Set problem
Leaving out every picture, copy the lines of the data exactly, from the first through the line containing "minimum width=235pt, minimum".

Provided material
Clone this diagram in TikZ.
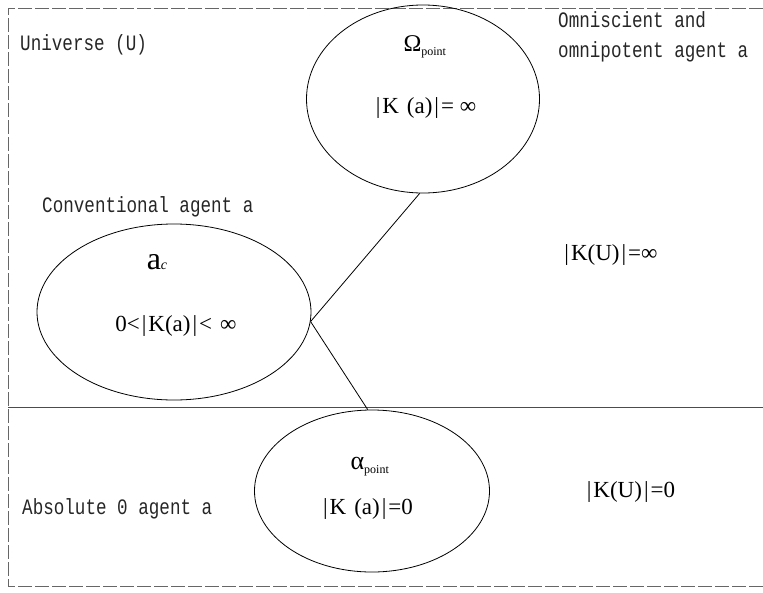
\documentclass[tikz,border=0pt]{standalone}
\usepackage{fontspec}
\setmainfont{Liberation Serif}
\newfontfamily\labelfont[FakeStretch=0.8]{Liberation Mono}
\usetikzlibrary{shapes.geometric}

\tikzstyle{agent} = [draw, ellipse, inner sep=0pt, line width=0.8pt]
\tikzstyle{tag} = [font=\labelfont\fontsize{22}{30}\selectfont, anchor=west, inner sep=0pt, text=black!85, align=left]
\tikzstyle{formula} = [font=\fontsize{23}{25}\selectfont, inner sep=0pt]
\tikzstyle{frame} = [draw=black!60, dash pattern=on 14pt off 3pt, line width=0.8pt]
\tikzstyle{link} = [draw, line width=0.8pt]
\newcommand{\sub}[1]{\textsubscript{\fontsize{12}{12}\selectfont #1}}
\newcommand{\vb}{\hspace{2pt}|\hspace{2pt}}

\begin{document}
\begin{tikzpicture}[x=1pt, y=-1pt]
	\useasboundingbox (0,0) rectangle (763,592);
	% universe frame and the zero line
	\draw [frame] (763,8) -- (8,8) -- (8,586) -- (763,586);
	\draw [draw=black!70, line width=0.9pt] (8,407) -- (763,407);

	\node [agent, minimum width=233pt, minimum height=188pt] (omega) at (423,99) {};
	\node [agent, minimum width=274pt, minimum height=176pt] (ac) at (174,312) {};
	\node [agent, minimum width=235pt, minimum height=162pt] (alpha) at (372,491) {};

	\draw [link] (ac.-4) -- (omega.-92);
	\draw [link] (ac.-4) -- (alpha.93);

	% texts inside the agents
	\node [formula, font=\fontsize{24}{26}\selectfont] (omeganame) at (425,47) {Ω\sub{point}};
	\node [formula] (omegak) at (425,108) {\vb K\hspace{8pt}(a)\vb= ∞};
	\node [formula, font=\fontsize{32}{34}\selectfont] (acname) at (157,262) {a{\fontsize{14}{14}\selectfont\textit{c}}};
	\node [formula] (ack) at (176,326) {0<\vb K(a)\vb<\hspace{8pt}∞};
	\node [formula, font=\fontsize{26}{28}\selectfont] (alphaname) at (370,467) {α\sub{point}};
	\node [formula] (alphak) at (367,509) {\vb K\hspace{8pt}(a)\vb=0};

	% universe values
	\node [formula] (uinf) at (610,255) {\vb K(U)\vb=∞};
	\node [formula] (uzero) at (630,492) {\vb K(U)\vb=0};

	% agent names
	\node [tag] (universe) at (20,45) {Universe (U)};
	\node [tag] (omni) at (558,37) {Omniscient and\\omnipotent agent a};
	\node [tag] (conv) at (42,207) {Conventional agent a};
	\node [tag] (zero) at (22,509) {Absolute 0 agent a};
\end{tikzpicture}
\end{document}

Response below
Clone this diagram in TikZ.
\documentclass[tikz,border=0pt]{standalone}
\usepackage{fontspec}
\setmainfont{Liberation Serif}
\newfontfamily\labelfont[FakeStretch=0.8]{Liberation Mono}
\usetikzlibrary{shapes.geometric}

\tikzstyle{agent} = [draw, ellipse, inner sep=0pt, line width=0.8pt]
\tikzstyle{tag} = [font=\labelfont\fontsize{22}{30}\selectfont, anchor=west, inner sep=0pt, text=black!85, align=left]
\tikzstyle{formula} = [font=\fontsize{23}{25}\selectfont, inner sep=0pt]
\tikzstyle{frame} = [draw=black!60, dash pattern=on 14pt off 3pt, line width=0.8pt]
\tikzstyle{link} = [draw, line width=0.8pt]
\newcommand{\sub}[1]{\textsubscript{\fontsize{12}{12}\selectfont #1}}
\newcommand{\vb}{\hspace{2pt}|\hspace{2pt}}

\begin{document}
\begin{tikzpicture}[x=1pt, y=-1pt]
	\useasboundingbox (0,0) rectangle (763,592);
	% universe frame and the zero line
	\draw [frame] (763,8) -- (8,8) -- (8,586) -- (763,586);
	\draw [draw=black!70, line width=0.9pt] (8,407) -- (763,407);

	\node [agent, minimum width=233pt, minimum height=188pt] (omega) at (423,99) {};
	\node [agent, minimum width=274pt, minimum height=176pt] (ac) at (174,312) {};
	\node [agent, minimum width=235pt, minimum height=162pt] (alpha) at (372,491) {};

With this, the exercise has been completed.